## Problem to work on
Return exactly and only these lines: the first of the listing through the one containing "(0,0) rectangle (1920,1080);".

## Source excerpt
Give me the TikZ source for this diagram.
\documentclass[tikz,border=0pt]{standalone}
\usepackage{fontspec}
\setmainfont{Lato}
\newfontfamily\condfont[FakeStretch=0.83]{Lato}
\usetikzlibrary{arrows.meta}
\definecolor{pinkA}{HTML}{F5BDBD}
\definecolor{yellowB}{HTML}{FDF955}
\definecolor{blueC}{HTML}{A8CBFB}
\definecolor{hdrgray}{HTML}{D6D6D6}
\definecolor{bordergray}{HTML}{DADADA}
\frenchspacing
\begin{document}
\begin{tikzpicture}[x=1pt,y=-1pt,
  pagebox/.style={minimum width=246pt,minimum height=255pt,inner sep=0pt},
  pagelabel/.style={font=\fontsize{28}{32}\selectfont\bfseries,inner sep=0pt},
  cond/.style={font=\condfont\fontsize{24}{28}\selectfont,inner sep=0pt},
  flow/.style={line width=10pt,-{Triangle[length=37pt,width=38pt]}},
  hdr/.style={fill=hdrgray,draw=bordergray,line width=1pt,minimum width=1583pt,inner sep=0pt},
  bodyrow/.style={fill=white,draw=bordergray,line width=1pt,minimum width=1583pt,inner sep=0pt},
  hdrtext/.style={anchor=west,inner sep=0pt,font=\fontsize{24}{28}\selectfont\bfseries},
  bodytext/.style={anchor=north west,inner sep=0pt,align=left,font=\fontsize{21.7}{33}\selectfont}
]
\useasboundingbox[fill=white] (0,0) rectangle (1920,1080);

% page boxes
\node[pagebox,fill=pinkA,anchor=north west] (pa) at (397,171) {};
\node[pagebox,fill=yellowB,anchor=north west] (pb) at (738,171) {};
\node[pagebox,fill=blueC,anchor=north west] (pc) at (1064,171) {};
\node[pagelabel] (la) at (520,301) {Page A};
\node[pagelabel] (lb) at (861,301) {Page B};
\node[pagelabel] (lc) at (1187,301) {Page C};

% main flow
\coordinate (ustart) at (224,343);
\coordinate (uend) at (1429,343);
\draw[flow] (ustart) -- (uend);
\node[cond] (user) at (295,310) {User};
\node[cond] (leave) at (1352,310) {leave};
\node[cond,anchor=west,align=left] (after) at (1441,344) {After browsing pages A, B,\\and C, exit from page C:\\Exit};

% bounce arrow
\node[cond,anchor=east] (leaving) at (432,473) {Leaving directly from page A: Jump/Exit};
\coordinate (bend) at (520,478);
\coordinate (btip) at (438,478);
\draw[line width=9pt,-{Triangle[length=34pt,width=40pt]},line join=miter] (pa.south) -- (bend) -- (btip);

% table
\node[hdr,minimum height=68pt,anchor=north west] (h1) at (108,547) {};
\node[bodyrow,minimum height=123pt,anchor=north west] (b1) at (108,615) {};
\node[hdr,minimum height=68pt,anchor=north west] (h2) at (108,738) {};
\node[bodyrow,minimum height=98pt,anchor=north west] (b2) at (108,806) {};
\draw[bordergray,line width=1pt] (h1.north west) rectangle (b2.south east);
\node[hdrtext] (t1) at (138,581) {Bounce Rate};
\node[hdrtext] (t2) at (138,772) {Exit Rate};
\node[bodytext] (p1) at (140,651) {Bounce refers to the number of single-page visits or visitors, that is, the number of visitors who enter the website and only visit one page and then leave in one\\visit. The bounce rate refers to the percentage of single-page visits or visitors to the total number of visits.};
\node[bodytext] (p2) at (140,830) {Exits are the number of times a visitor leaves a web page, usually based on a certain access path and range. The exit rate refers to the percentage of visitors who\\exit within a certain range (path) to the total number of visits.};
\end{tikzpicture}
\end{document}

## Problem solution
Give me the TikZ source for this diagram.
\documentclass[tikz,border=0pt]{standalone}
\usepackage{fontspec}
\setmainfont{Lato}
\newfontfamily\condfont[FakeStretch=0.83]{Lato}
\usetikzlibrary{arrows.meta}
\definecolor{pinkA}{HTML}{F5BDBD}
\definecolor{yellowB}{HTML}{FDF955}
\definecolor{blueC}{HTML}{A8CBFB}
\definecolor{hdrgray}{HTML}{D6D6D6}
\definecolor{bordergray}{HTML}{DADADA}
\frenchspacing
\begin{document}
\begin{tikzpicture}[x=1pt,y=-1pt,
  pagebox/.style={minimum width=246pt,minimum height=255pt,inner sep=0pt},
  pagelabel/.style={font=\fontsize{28}{32}\selectfont\bfseries,inner sep=0pt},
  cond/.style={font=\condfont\fontsize{24}{28}\selectfont,inner sep=0pt},
  flow/.style={line width=10pt,-{Triangle[length=37pt,width=38pt]}},
  hdr/.style={fill=hdrgray,draw=bordergray,line width=1pt,minimum width=1583pt,inner sep=0pt},
  bodyrow/.style={fill=white,draw=bordergray,line width=1pt,minimum width=1583pt,inner sep=0pt},
  hdrtext/.style={anchor=west,inner sep=0pt,font=\fontsize{24}{28}\selectfont\bfseries},
  bodytext/.style={anchor=north west,inner sep=0pt,align=left,font=\fontsize{21.7}{33}\selectfont}
]
\useasboundingbox[fill=white] (0,0) rectangle (1920,1080);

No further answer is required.